Work to be completed —
All of the data should be repeated exactly; pictures are not part of the copy.

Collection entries
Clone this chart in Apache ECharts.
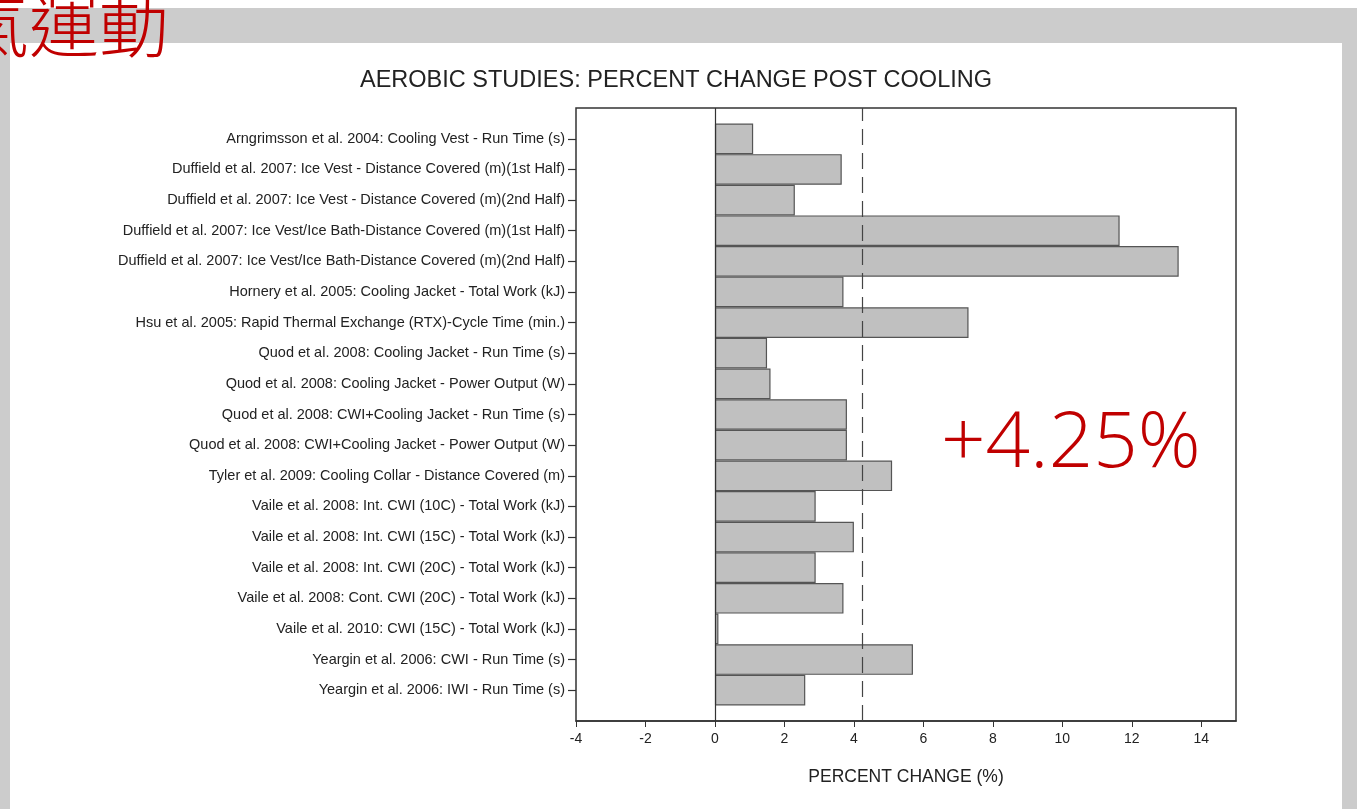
<!DOCTYPE html>
<html><head><meta charset="utf-8">
<script src="https://cdn.jsdelivr.net/npm/echarts@6/dist/echarts.min.js"></script>
<style>html,body{margin:0;padding:0;background:#fff;}#c{width:1357px;height:809px;}</style>
</head><body><div id="c"></div>
<script>
const categories = [
  "Arngrimsson et al. 2004: Cooling Vest - Run Time (s)",
  "Duffield et al. 2007: Ice Vest - Distance Covered (m)(1st Half)",
  "Duffield et al. 2007: Ice Vest - Distance Covered (m)(2nd Half)",
  "Duffield et al. 2007: Ice Vest/Ice Bath-Distance Covered (m)(1st Half)",
  "Duffield et al. 2007: Ice Vest/Ice Bath-Distance Covered (m)(2nd Half)",
  "Hornery et al. 2005: Cooling Jacket - Total Work (kJ)",
  "Hsu et al. 2005: Rapid Thermal Exchange (RTX)-Cycle Time (min.)",
  "Quod et al. 2008: Cooling Jacket - Run Time (s)",
  "Quod et al. 2008: Cooling Jacket - Power Output (W)",
  "Quod et al. 2008: CWI+Cooling Jacket - Run Time (s)",
  "Quod et al. 2008: CWI+Cooling Jacket - Power Output (W)",
  "Tyler et al. 2009: Cooling Collar - Distance Covered (m)",
  "Vaile et al. 2008: Int. CWI (10C) - Total Work (kJ)",
  "Vaile et al. 2008: Int. CWI (15C) - Total Work (kJ)",
  "Vaile et al. 2008: Int. CWI (20C) - Total Work (kJ)",
  "Vaile et al. 2008: Cont. CWI (20C) - Total Work (kJ)",
  "Vaile et al. 2010: CWI (15C) - Total Work (kJ)",
  "Yeargin et al. 2006: CWI - Run Time (s)",
  "Yeargin et al. 2006: IWI - Run Time (s)"
];
const percentChange = [1.1, 3.65, 2.3, 11.65, 13.35, 3.7, 7.3, 1.5, 1.6, 3.8, 3.8, 5.1, 2.9, 4.0, 2.9, 3.7, 0.1, 5.7, 2.6];
const meanChange = 4.25;
const xTicks = [-4, -2, 0, 2, 4, 6, 8, 10, 12, 14];
const titleText = "AEROBIC STUDIES: PERCENT CHANGE POST COOLING";
const xAxisName = "PERCENT CHANGE (%)";
const headingText = "氣運動";
const meanLabel = "+4.25%";

const chart = echarts.init(document.getElementById('c'), null, {renderer: 'canvas'});
const axisFont = "Liberation Sans, Arial, sans-serif";
const xMin = -4, xMax = 15;
const option = {
  animation: false,
  backgroundColor: '#ffffff',
  graphic: [
    {type: 'rect', z: -10, shape: {x: 0, y: 8, width: 1357, height: 801}, style: {fill: '#cccccc'}},
    {type: 'rect', z: -9, shape: {x: 10, y: 43, width: 1332, height: 766}, style: {fill: '#ffffff'}},
    {type: 'text', z: 10, left: -41, top: -10, style: {text: headingText, fill: '#c00000', font: '300 70px "Noto Sans CJK TC"'}},
    {type: 'text', z: 10, x: 941, y: 445,
     style: {text: meanLabel, fill: '#c00000', font: '300 78px "Open Sans"', textAlign: 'left', textVerticalAlign: 'middle'}},
    {type: 'text', z: 10, x: 676, y: 81,
     style: {text: titleText, fill: '#222', font: '23.5px Liberation Sans, Arial, sans-serif', textAlign: 'center', textVerticalAlign: 'middle'}}
  ],
  grid: [
    {left: 576, top: 108, width: 660, height: 613, show: true, borderColor: '#333', borderWidth: 1.5, backgroundColor: 'transparent'},
    {left: 576, top: 123.5, width: 660, height: 582}
  ],
  xAxis: [
    {type: 'value', gridIndex: 0, min: xMin, max: xMax, interval: 2,
     splitLine: {show: false},
     axisLine: {show: true, onZero: false, lineStyle: {color: '#333', width: 1.5}},
     axisTick: {show: true, length: 6, lineStyle: {color: '#333'}},
     axisLabel: {showMaxLabel: false, color: '#222', fontFamily: axisFont, fontSize: 14, margin: 11,
                 formatter: v => xTicks.includes(v) ? String(v) : ''},
     name: xAxisName, nameLocation: 'middle', nameGap: 47,
     nameTextStyle: {fontFamily: axisFont, fontSize: 17.5, color: '#222'}},
    {type: 'value', gridIndex: 1, min: xMin, max: xMax, interval: 2, show: false}
  ],
  yAxis: [
    {type: 'value', gridIndex: 0, min: 0, max: 1, show: false},
    {type: 'category', gridIndex: 1, data: categories, inverse: true, position: 'left',
     axisLine: {show: false, onZero: false},
     axisTick: {show: true, alignWithLabel: true, length: 8, lineStyle: {color: '#333', width: 1.2}},
     axisLabel: {color: '#222', fontFamily: axisFont, fontSize: 14.5, margin: 11, interval: 0}}
  ],
  series: [
    {type: 'bar', xAxisIndex: 1, yAxisIndex: 1, data: percentChange, barCategoryGap: '0%',
     itemStyle: {color: '#c0c0c0', borderColor: '#555', borderWidth: 1.2}},
    {type: 'line', xAxisIndex: 0, yAxisIndex: 0, data: [], symbol: 'none',
     markLine: {silent: true, symbol: ['none', 'none'], label: {show: false},
       data: [
         {xAxis: 0, lineStyle: {color: '#333', width: 1.2, type: 'solid'}},
         {xAxis: meanChange, lineStyle: {color: '#444', width: 1.2, type: [16, 8]}}
       ]}}
  ]
};
chart.setOption(option);
</script></body></html>
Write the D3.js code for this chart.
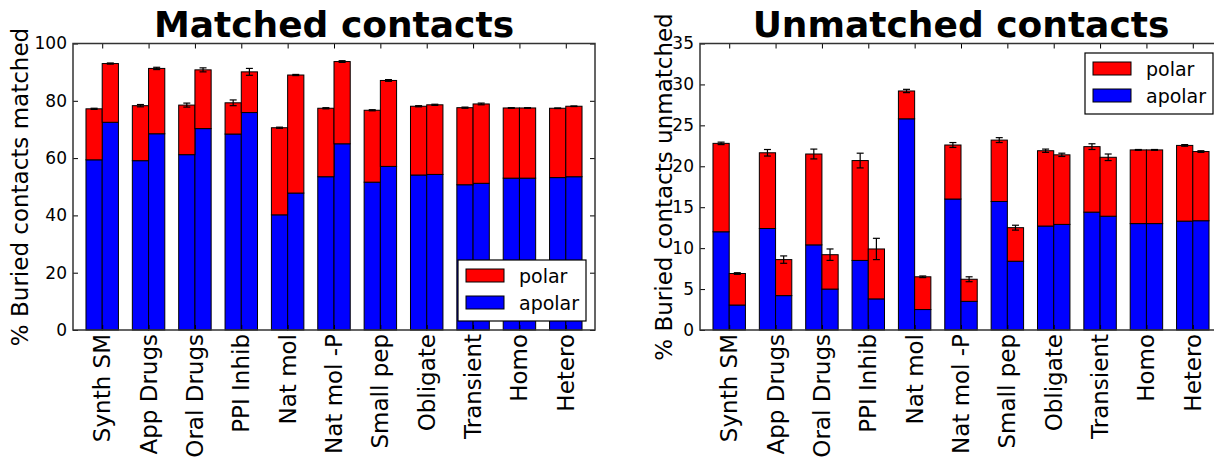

Task answer —
Clone this chart in Apache ECharts.
<!DOCTYPE html>
<html><head><meta charset="utf-8">
<script src="https://cdn.jsdelivr.net/npm/echarts@6/dist/echarts.min.js"></script>
<style>html,body{margin:0;padding:0;background:#fff;}#c{width:1357px;height:809px;}</style>
</head><body><div id="c"></div>
<script>
const categories = [
  "Arngrimsson et al. 2004: Cooling Vest - Run Time (s)",
  "Duffield et al. 2007: Ice Vest - Distance Covered (m)(1st Half)",
  "Duffield et al. 2007: Ice Vest - Distance Covered (m)(2nd Half)",
  "Duffield et al. 2007: Ice Vest/Ice Bath-Distance Covered (m)(1st Half)",
  "Duffield et al. 2007: Ice Vest/Ice Bath-Distance Covered (m)(2nd Half)",
  "Hornery et al. 2005: Cooling Jacket - Total Work (kJ)",
  "Hsu et al. 2005: Rapid Thermal Exchange (RTX)-Cycle Time (min.)",
  "Quod et al. 2008: Cooling Jacket - Run Time (s)",
  "Quod et al. 2008: Cooling Jacket - Power Output (W)",
  "Quod et al. 2008: CWI+Cooling Jacket - Run Time (s)",
  "Quod et al. 2008: CWI+Cooling Jacket - Power Output (W)",
  "Tyler et al. 2009: Cooling Collar - Distance Covered (m)",
  "Vaile et al. 2008: Int. CWI (10C) - Total Work (kJ)",
  "Vaile et al. 2008: Int. CWI (15C) - Total Work (kJ)",
  "Vaile et al. 2008: Int. CWI (20C) - Total Work (kJ)",
  "Vaile et al. 2008: Cont. CWI (20C) - Total Work (kJ)",
  "Vaile et al. 2010: CWI (15C) - Total Work (kJ)",
  "Yeargin et al. 2006: CWI - Run Time (s)",
  "Yeargin et al. 2006: IWI - Run Time (s)"
];
const percentChange = [1.1, 3.65, 2.3, 11.65, 13.35, 3.7, 7.3, 1.5, 1.6, 3.8, 3.8, 5.1, 2.9, 4.0, 2.9, 3.7, 0.1, 5.7, 2.6];
const meanChange = 4.25;
const xTicks = [-4, -2, 0, 2, 4, 6, 8, 10, 12, 14];
const titleText = "AEROBIC STUDIES: PERCENT CHANGE POST COOLING";
const xAxisName = "PERCENT CHANGE (%)";
const headingText = "氣運動";
const meanLabel = "+4.25%";

const chart = echarts.init(document.getElementById('c'), null, {renderer: 'canvas'});
const axisFont = "Liberation Sans, Arial, sans-serif";
const xMin = -4, xMax = 15;
const option = {
  animation: false,
  backgroundColor: '#ffffff',
  graphic: [
    {type: 'rect', z: -10, shape: {x: 0, y: 8, width: 1357, height: 801}, style: {fill: '#cccccc'}},
    {type: 'rect', z: -9, shape: {x: 10, y: 43, width: 1332, height: 766}, style: {fill: '#ffffff'}},
    {type: 'text', z: 10, left: -41, top: -10, style: {text: headingText, fill: '#c00000', font: '300 70px "Noto Sans CJK TC"'}},
    {type: 'text', z: 10, x: 941, y: 445,
     style: {text: meanLabel, fill: '#c00000', font: '300 78px "Open Sans"', textAlign: 'left', textVerticalAlign: 'middle'}},
    {type: 'text', z: 10, x: 676, y: 81,
     style: {text: titleText, fill: '#222', font: '23.5px Liberation Sans, Arial, sans-serif', textAlign: 'center', textVerticalAlign: 'middle'}}
  ],
  grid: [
    {left: 576, top: 108, width: 660, height: 613, show: true, borderColor: '#333', borderWidth: 1.5, backgroundColor: 'transparent'},
    {left: 576, top: 123.5, width: 660, height: 582}
  ],
  xAxis: [
    {type: 'value', gridIndex: 0, min: xMin, max: xMax, interval: 2,
     splitLine: {show: false},
     axisLine: {show: true, onZero: false, lineStyle: {color: '#333', width: 1.5}},
     axisTick: {show: true, length: 6, lineStyle: {color: '#333'}},
     axisLabel: {showMaxLabel: false, color: '#222', fontFamily: axisFont, fontSize: 14, margin: 11,
                 formatter: v => xTicks.includes(v) ? String(v) : ''},
     name: xAxisName, nameLocation: 'middle', nameGap: 47,
     nameTextStyle: {fontFamily: axisFont, fontSize: 17.5, color: '#222'}},
    {type: 'value', gridIndex: 1, min: xMin, max: xMax, interval: 2, show: false}
  ],
  yAxis: [
    {type: 'value', gridIndex: 0, min: 0, max: 1, show: false},
    {type: 'category', gridIndex: 1, data: categories, inverse: true, position: 'left',
     axisLine: {show: false, onZero: false},
     axisTick: {show: true, alignWithLabel: true, length: 8, lineStyle: {color: '#333', width: 1.2}},
     axisLabel: {color: '#222', fontFamily: axisFont, fontSize: 14.5, margin: 11, interval: 0}}
  ],
  series: [
    {type: 'bar', xAxisIndex: 1, yAxisIndex: 1, data: percentChange, barCategoryGap: '0%',
     itemStyle: {color: '#c0c0c0', borderColor: '#555', borderWidth: 1.2}},
    {type: 'line', xAxisIndex: 0, yAxisIndex: 0, data: [], symbol: 'none',
     markLine: {silent: true, symbol: ['none', 'none'], label: {show: false},
       data: [
         {xAxis: 0, lineStyle: {color: '#333', width: 1.2, type: 'solid'}},
         {xAxis: meanChange, lineStyle: {color: '#444', width: 1.2, type: [16, 8]}}
       ]}}
  ]
};
chart.setOption(option);
</script></body></html>
Write the D3.js code for this chart.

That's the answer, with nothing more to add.